FNR	False-negative rate: fraction of true events called as normal. Primary optimisation target — minimising missed AMR calls.
PPV	Precision. Apparent FPs may be real (assembly-derived ground truth is imperfect), so PPV is interpreted with caution.
call_rate	Fraction of GT-callable samples for which CNVRock produced a non-missing call.
n_eval	Number of samples in the evaluation.

For each gene, the eval also reports:

Diagnostic	What it tells you
`CRR/PCN by predicted label`	Whether the underlying signal (`p10/p25/p50/p75/p90` of CRR for chromosomal genes, PCN for plasmid) is correctly stratified by the predicted label. If `pred_normal` and `pred_event` overlap, the threshold is wrong.
`delta` (model-added missingness)	Samples where ground truth is callable but the model failed HMM sanity. High delta = HMM convergence problems.
Stratification by ST	Per-ST MCC, FNR, PPV. Reveals if any clone is systematically mis-called.
Segment-level callability	What % of samples produced ≥ 1 non-CN1 segment.

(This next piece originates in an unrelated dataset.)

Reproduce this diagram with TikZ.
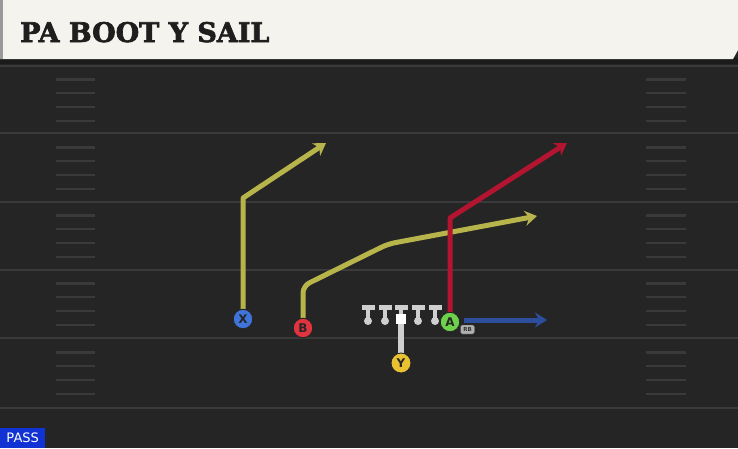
\documentclass[tikz,border=0pt]{standalone}
\usepackage{fontspec}
\setmainfont{DejaVu Sans}
\newfontfamily\titlefont{DejaVu Serif}[FakeBold=2.5]
\usetikzlibrary{arrows.meta}
\pgfdeclarelayer{fieldlayer}
\pgfdeclarelayer{routelayer}
\pgfsetlayers{fieldlayer,routelayer,main}
\definecolor{fieldc}{HTML}{252525}
\definecolor{linec}{HTML}{3A3A3A}
\definecolor{topbar}{HTML}{1B1B1B}
\definecolor{cream}{HTML}{F5F3ED}
\definecolor{titlec}{HTML}{1E1E1E}
\definecolor{routey}{HTML}{B7B44C}
\definecolor{router}{HTML}{B3142F}
\definecolor{routeb}{HTML}{2C4E9C}
\definecolor{xblue}{HTML}{3F74DA}
\definecolor{bred}{HTML}{E2343F}
\definecolor{agreen}{HTML}{6DD14B}
\definecolor{yyellow}{HTML}{E9C232}
\definecolor{olgrey}{HTML}{CFCFCF}
\definecolor{passblue}{HTML}{1233D4}
\tikzset{
  yard/.style={linec, line width=2.5pt},
  hashmark/.style={linec, line width=2.2pt},
  route/.style={line width=5pt, line join=round, -{Stealth[length=12pt,width=15pt,inset=4pt]}},
  player/.style={circle, minimum size=19.5pt, inner sep=0pt, draw=black!85, line width=0.9pt,
    font=\bfseries\fontsize{12}{12}\selectfont, text=black!85},
  lineman/.style={fill=olgrey},
  rbtag/.style={rounded corners=2pt, fill=olgrey!85!black, draw=black!70, line width=0.4pt, inner sep=0pt,
    minimum width=14pt, minimum height=9pt, font=\bfseries\fontsize{5.5}{5.5}\selectfont, text=black!80},
}
\begin{document}
\begin{tikzpicture}[x=1pt,y=-1pt]
\useasboundingbox (0,0) rectangle (738,448);
\begin{pgfonlayer}{fieldlayer}
  \fill[fieldc] (0,0) rectangle (738,448);
  \foreach \yy in {66,133,202,270,338,408} {\draw[yard] (0,\yy) -- (738,\yy);}
  \foreach \b in {66,134,202,270,339} {
    \foreach \o in {13.5,27,41,55} {
      \draw[hashmark] (56,\b+\o) -- (95,\b+\o);
      \draw[hashmark] (646,\b+\o) -- (686,\b+\o);
    }
  }
\end{pgfonlayer}
% title bar
\fill[topbar] (0,58) rectangle (738,64);
\fill[cream] (0,0) -- (738,0) -- (738,50) -- (733,59) -- (0,59) -- cycle;
\fill[black!40] (0,0) rectangle (3,59);
\node[anchor=base west, inner sep=0pt, text=titlec] (title) at (20,42)
  {\titlefont\bfseries\fontsize{27}{27}\selectfont PA BOOT Y SAIL};
% linemen
\foreach \lx in {368,385,418,435} {
  \fill[lineman] (\lx-6.5,305) rectangle (\lx+6.5,310);
  \fill[lineman] (\lx-2.2,310) rectangle (\lx+2.2,320);
  \fill[lineman] (\lx,321) circle (4pt);
}
\fill[lineman] (401-6.5,305) rectangle (401+6.5,310);
\fill[lineman] (401-2.2,310) rectangle (401+2.2,315);
\node[fill=white, minimum size=10pt, inner sep=0pt] (C) at (401,319) {};
% players
\node[player, fill=xblue] (X) at (243,319) {X};
\node[player, fill=bred] (B) at (303,328) {B};
\node[player, fill=agreen] (A) at (450,322) {A};
\node[player, fill=yyellow, minimum size=20pt] (Y) at (401,363) {Y};
\node[rbtag] (RB) at (467.5,329.5) {RB};
% route end points
\coordinate (xbreak) at (243,198);
\coordinate (xend) at (326,143);
\coordinate (bup) at (303,286);
\coordinate (bmid) at (388,244);
\coordinate (bend) at (537,216);
\coordinate (abreak) at (450,218);
\coordinate (aend) at (567,143);
\coordinate (blend) at (547,320);
\begin{pgfonlayer}{routelayer}
  \draw[line width=6pt, olgrey] (C) -- (Y);
  \draw[route, routey] (X) -- (xbreak) -- (xend);
  \draw[route, routey, rounded corners=7pt] (B) -- (bup) -- (bmid) -- (bend);
  \draw[route, router] (A) -- (abreak) -- (aend);
  \draw[route, routeb] (A.east |- blend) ++(4,0) -- (blend);
\end{pgfonlayer}
% pass tag
\node[fill=passblue, text=white, anchor=south west, inner sep=0pt, minimum width=45pt, minimum height=20pt,
  font=\fontsize{13}{13}\selectfont] (pass) at (0,448) {PASS};
\end{tikzpicture}
\end{document}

Low callability flags model-collapse modes.

Two-sided evaluation

The eval runs separately for chromosomal and plasmid genes:

Chromosomal: uses gene_calls.tsv and chromosomal-flank CRR. Currently scored: blaSHV (extra-copy mode).
Plasmid: uses plasmid_gene_calls.tsv and absolute PCN. Currently scored: blaKPC, blaCTX-M, blaNDM, qnrB1, blaOXA-48, aac6-Ib-cr.

Hold-out subset

If cnv_eval_holdout_tsv is set in the config, the evaluation restricts to the listed run accessions. This is how we report out-of-distribution performance for the manuscript (Phase 1 holdout never seen at any tier of the scaling study).

Output

The headline summary evaluation.txt follows a fixed format with three blocks:

OVERALL                  MCC / FNR / PPV / call_rate / n_eval per gene
MISSINGNESS              per-gene gt_miss / pred_miss / delta
CRR/PCN BY LABEL         signal-conditioned-on-predicted-label percentiles

Plus optional per-ST and segment diagnostics sections.

Tip

For the manuscript, the most important rows are the OVERALL MCC values for each gene at each scaling tier (5K → 10K → 20K → 40K). These populate the 8. Scaling study table.